LONDON - Few people keep Queen Elizabeth II waiting, especially when she has issued a personal invitation, but President Ronald Reagan managed to do so without causing any lasting damage.

It happened in 1982, when the Reagan White House failed to reply in a timely way to a personal invitation from the queen for the president and his wife, Nancy, to stay with her at Windsor Castle during a planned visit to England.

Formerly confidential papers made public Friday reveal there were raised eyebrows, and bruised feelings, when the queen's invitation languished for weeks.

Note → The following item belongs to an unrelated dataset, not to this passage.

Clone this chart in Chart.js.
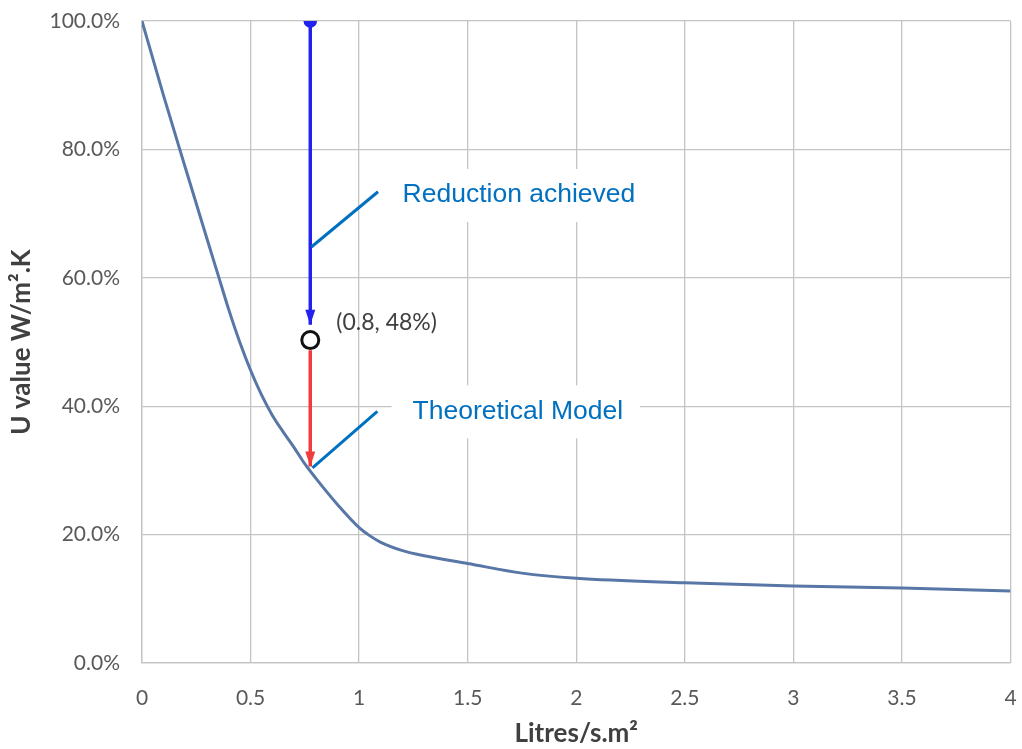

"As you know those surrounding the president are not deliberately rude: It is simply that they are not well-organized and do not have experience of this sort of thing," wrote Nicholas Henderson, Britain's ambassador to Washington, in a memo to the British Foreign Office.

The misunderstanding was eventually cleared up - and Reagan even found the time to go horseback riding with the queen.

A former Reagan official offers one possible explanation: Nancy Reagan's astrologer.

"You have to remember that Mrs. Reagan was very strict about his schedule, and she would consult her astrologer to see if this was the right time to travel," William F. Sittman, a special assistant to Reagan, told The Associated Press. "Sometimes she would back up departures."

The tiff over the tardy reply is but one revelation contained in nearly 500 pages of newly released documents relating to the Reagan visit made public Friday by Britain's National Archives.

The dossier shows the British government - led by Prime Minister Margaret Thatcher - to be extraordinarily interested in pleasing the relatively new president on his two-day visit.

British leaders also fretted that perennial cross-Channel rivals might triumph in the tug-of-war for presidential face time in a visit that had to be sandwiched between two summits on the European mainland. They feared the president might cancel, either because of time pressure or a reluctance to offend other European leaders who wanted meetings with Reagan.

The dossier is filled with serious political concerns - how to maximize Britain's influence on U.S. policy? - and lighter matters, including what gift to give the Reagans (they decided on a carriage clock), and what type of horse and saddle Reagan would most enjoy for his outing with the queen.

The documents make clear that Europe's leaders were desperate for Reagan's attention at a time of high Cold War tensions. A memo from U.K. Cabinet Secretary Robert Armstrong on Feb. 5 expresses concern that a gala, summit-closing dinner at the palace of Versailles could delay Reagan's arrival in London. But he warns against pressuring the Reagan entourage to skip the event because "that would not please the president of the French Republic."